> Objective
Take the data that follows and retype it word for word.

--------

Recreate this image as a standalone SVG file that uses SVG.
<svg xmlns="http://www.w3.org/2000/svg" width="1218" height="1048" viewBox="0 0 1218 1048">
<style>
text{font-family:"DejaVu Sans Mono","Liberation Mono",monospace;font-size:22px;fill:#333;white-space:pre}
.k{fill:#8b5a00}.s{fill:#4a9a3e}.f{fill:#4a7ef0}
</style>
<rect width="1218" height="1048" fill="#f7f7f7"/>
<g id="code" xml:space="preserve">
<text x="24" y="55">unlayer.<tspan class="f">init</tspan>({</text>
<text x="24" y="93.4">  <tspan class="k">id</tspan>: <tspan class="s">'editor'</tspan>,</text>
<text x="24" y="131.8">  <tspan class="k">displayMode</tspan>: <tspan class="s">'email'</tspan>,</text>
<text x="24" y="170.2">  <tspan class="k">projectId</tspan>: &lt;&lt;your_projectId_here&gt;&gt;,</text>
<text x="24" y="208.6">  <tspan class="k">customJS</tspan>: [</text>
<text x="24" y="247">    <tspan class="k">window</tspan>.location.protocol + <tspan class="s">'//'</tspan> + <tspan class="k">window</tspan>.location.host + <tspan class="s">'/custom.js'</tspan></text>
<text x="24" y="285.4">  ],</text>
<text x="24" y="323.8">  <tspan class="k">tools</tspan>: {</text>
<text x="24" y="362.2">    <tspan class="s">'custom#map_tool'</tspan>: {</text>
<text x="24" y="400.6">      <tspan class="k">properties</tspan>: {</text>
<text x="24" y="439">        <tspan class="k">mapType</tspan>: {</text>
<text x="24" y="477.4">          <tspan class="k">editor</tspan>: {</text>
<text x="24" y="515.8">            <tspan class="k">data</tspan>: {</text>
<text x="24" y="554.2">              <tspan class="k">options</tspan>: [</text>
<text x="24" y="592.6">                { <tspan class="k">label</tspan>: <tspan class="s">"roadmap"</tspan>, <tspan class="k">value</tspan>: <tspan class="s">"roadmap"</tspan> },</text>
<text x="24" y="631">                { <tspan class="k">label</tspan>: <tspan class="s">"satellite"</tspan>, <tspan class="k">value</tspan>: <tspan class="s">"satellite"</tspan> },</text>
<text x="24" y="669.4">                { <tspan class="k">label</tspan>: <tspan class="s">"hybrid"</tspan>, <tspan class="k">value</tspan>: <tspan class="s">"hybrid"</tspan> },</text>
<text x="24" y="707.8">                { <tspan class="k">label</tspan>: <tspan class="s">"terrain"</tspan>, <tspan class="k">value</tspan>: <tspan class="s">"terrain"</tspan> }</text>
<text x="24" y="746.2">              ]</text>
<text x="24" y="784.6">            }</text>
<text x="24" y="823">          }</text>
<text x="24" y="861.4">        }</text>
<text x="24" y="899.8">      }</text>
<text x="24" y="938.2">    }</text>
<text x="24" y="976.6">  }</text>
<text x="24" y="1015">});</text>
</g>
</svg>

--------

> Answer below
Recreate this image as a standalone SVG file that uses SVG.
<svg xmlns="http://www.w3.org/2000/svg" width="1218" height="1048" viewBox="0 0 1218 1048">
<style>
text{font-family:"DejaVu Sans Mono","Liberation Mono",monospace;font-size:22px;fill:#333;white-space:pre}
.k{fill:#8b5a00}.s{fill:#4a9a3e}.f{fill:#4a7ef0}
</style>
<rect width="1218" height="1048" fill="#f7f7f7"/>
<g id="code" xml:space="preserve">
<text x="24" y="55">unlayer.<tspan class="f">init</tspan>({</text>
<text x="24" y="93.4">  <tspan class="k">id</tspan>: <tspan class="s">'editor'</tspan>,</text>
<text x="24" y="131.8">  <tspan class="k">displayMode</tspan>: <tspan class="s">'email'</tspan>,</text>
<text x="24" y="170.2">  <tspan class="k">projectId</tspan>: &lt;&lt;your_projectId_here&gt;&gt;,</text>
<text x="24" y="208.6">  <tspan class="k">customJS</tspan>: [</text>
<text x="24" y="247">    <tspan class="k">window</tspan>.location.protocol + <tspan class="s">'//'</tspan> + <tspan class="k">window</tspan>.location.host + <tspan class="s">'/custom.js'</tspan></text>
<text x="24" y="285.4">  ],</text>
<text x="24" y="323.8">  <tspan class="k">tools</tspan>: {</text>
<text x="24" y="362.2">    <tspan class="s">'custom#map_tool'</tspan>: {</text>
<text x="24" y="400.6">      <tspan class="k">properties</tspan>: {</text>
<text x="24" y="439">        <tspan class="k">mapType</tspan>: {</text>
<text x="24" y="477.4">          <tspan class="k">editor</tspan>: {</text>
<text x="24" y="515.8">            <tspan class="k">data</tspan>: {</text>
<text x="24" y="554.2">              <tspan class="k">options</tspan>: [</text>
<text x="24" y="592.6">                { <tspan class="k">label</tspan>: <tspan class="s">"roadmap"</tspan>, <tspan class="k">value</tspan>: <tspan class="s">"roadmap"</tspan> },</text>
<text x="24" y="631">                { <tspan class="k">label</tspan>: <tspan class="s">"satellite"</tspan>, <tspan class="k">value</tspan>: <tspan class="s">"satellite"</tspan> },</text>
<text x="24" y="669.4">                { <tspan class="k">label</tspan>: <tspan class="s">"hybrid"</tspan>, <tspan class="k">value</tspan>: <tspan class="s">"hybrid"</tspan> },</text>
<text x="24" y="707.8">                { <tspan class="k">label</tspan>: <tspan class="s">"terrain"</tspan>, <tspan class="k">value</tspan>: <tspan class="s">"terrain"</tspan> }</text>
<text x="24" y="746.2">              ]</text>
<text x="24" y="784.6">            }</text>
<text x="24" y="823">          }</text>
<text x="24" y="861.4">        }</text>
<text x="24" y="899.8">      }</text>
<text x="24" y="938.2">    }</text>
<text x="24" y="976.6">  }</text>
<text x="24" y="1015">});</text>
</g>
</svg>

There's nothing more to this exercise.